The next set of choices involves the person looking at the connections between his poor actions at work and his life outside of work. This is catalyzed by a challenging assignment – “I want you to think about why you act the way you do, and come back and let me know what you discovered. For the purposes of this first discussion, you can’t bring up anything about work. I’ll be glad to listen to suggestions about improving things around here, but only at a later date.”
The last key point. This assignment will typically lead to a discussion of a personal dilemma or problem. Your response is critical, and always in the form of a question: “What do you think your options are, and which one are you going to exercise?” Don’t ever answer the question – “What do you think I should do?” Once you do, you relieve the other person of any responsibility for managing their life; you participate in an informal adoption; and you lay the groundwork for litigation. My response for the last thirty years, has always been the same: “Beats me.”

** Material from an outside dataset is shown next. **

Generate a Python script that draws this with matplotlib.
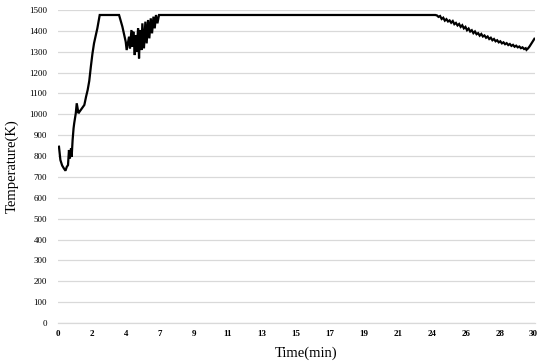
import matplotlib
matplotlib.use("Agg")
import matplotlib.pyplot as plt

# Traced data: time (min) and temperature (K)
time_min = [0.06, 0.15, 0.26, 0.37, 0.47, 0.55, 0.63, 0.69, 0.75, 0.82, 0.86, 0.92, 0.98,
            1.02, 1.12, 1.18, 1.29, 1.35, 1.51, 1.66, 1.77, 1.87, 1.97, 2.07, 2.17, 2.27, 2.38,
            2.48, 2.63,
            3.85, 4.06, 4.27, 4.33, 4.48, 4.54, 4.63, 4.69, 4.75, 4.84, 4.90, 4.96, 5.05, 5.11,
            5.17, 5.26, 5.32, 5.42, 5.51, 5.59, 5.68, 5.76, 5.85, 5.93, 6.02, 6.10, 6.18, 6.27,
            6.37,
            23.8, 23.9, 24.0, 24.1, 24.2, 24.3, 24.4, 24.5, 24.6, 24.7, 24.8, 24.9, 25.0, 25.1,
            25.2, 25.3, 25.4, 25.5, 25.6, 25.7, 25.8, 25.9, 26.0, 26.1, 26.2, 26.3, 26.4, 26.5,
            26.6, 26.7, 26.8, 26.9, 27.0, 27.1, 27.2, 27.3, 27.4, 27.5, 27.6, 27.7, 27.8, 27.9,
            28.0, 28.1, 28.2, 28.3, 28.4, 28.5, 28.6, 28.7, 28.8, 28.9, 29.0, 29.1, 29.2, 29.3,
            29.4, 29.5, 29.55, 29.65, 29.75, 29.85, 29.95, 30.05]
temp_k = [845, 781, 755, 741, 730, 748, 757, 829, 789, 837, 797, 877, 933,
          957, 1005, 1053, 1005, 1012, 1029, 1045, 1085, 1117, 1160, 1228, 1290, 1340, 1378,
          1412, 1476,
          1476, 1420, 1348, 1308, 1372, 1316, 1404, 1324, 1396, 1284, 1380, 1300, 1412, 1268,
          1404, 1308, 1436, 1316, 1444, 1340, 1452, 1364, 1460, 1388, 1468, 1412, 1476, 1436,
          1476,
          1476, 1474, 1467, 1471, 1457, 1463, 1449, 1456, 1445, 1450, 1439, 1447, 1432, 1438,
          1426, 1433, 1419, 1427, 1412, 1419, 1403, 1411, 1397, 1403, 1389, 1397, 1384, 1389,
          1377, 1385, 1373, 1378, 1367, 1373, 1361, 1367, 1355, 1361, 1350, 1355, 1345, 1350,
          1340, 1345, 1336, 1341, 1332, 1337, 1328, 1333, 1324, 1329, 1321, 1325, 1317, 1321,
          1313, 1317, 1309, 1316, 1326, 1338, 1350, 1362]

xtick_pos = [i * 30 / 14 for i in range(15)]
xtick_labels = ["0", "2", "4", "7", "9", "11", "13", "15", "17", "19", "21", "24", "26", "28", "30"]
ytick_vals = list(range(0, 1501, 100))

plt.rcParams['font.family'] = ['Liberation Serif', 'DejaVu Serif']

fig = plt.figure(figsize=(5.5, 3.63), dpi=100)
ax = fig.add_axes([0.1055, 0.110, 0.867, 0.8625])

ax.plot(time_min, temp_k, color="black", linewidth=1.6, solid_joinstyle="miter")

ax.set_xlim(0, 30.08)
ax.set_ylim(0, 1500)
ax.set_yticks(ytick_vals)
ax.set_yticklabels([str(v) for v in ytick_vals], fontsize=6.5)
ax.set_xticks(xtick_pos)
ax.set_xticklabels(xtick_labels, fontsize=6.5, fontweight="bold")
ax.tick_params(axis="both", length=0)
ax.tick_params(axis="y", pad=8)
ax.tick_params(axis="x", pad=5)

ax.grid(axis="y", color="#d9d9d9", linewidth=0.9)
ax.set_axisbelow(True)
for s in ["top", "right", "left"]:
    ax.spines[s].set_visible(False)
ax.spines["bottom"].set_color("#d9d9d9")
ax.spines["bottom"].set_linewidth(0.9)

ax.set_ylabel("Temperature(K)", fontsize=10.5)
ax.yaxis.set_label_coords(-0.083, 0.5)
ax.set_xlabel("Time(min)", fontsize=10.5)
ax.xaxis.set_label_coords(0.52, -0.075)

fig.savefig("out.png", dpi=100)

By the way, up to this point, you have not violated any knee-jerk liberal law about employee privacy, nor are you in danger of the HR police coming after you. The “protected areas” are, ironically, irrelevant to the conundrums people create for themselves, and telling people what to do with their lives is about the most useless and counter-productive thing you can do.
I have had people ask me if this methodology is not tantamount to putting undo pressure on people who are already under immense pressure. My response is – absolutely! I call it, the “Kick’em When They’re Down” theory of change. People only change when the pain of not changing is greater than the pain of staying the same. The best time to initiate change is when the pain trajectory is on the upswing.
If you want to be genuinely helpful to people, the last thing you want to do, is remove the source of pain and discomfort in their life that is driving their dysfunction. You may feel a temporary sense of pride and beneficence, while they slide deeper into their self-destructive and illusory world.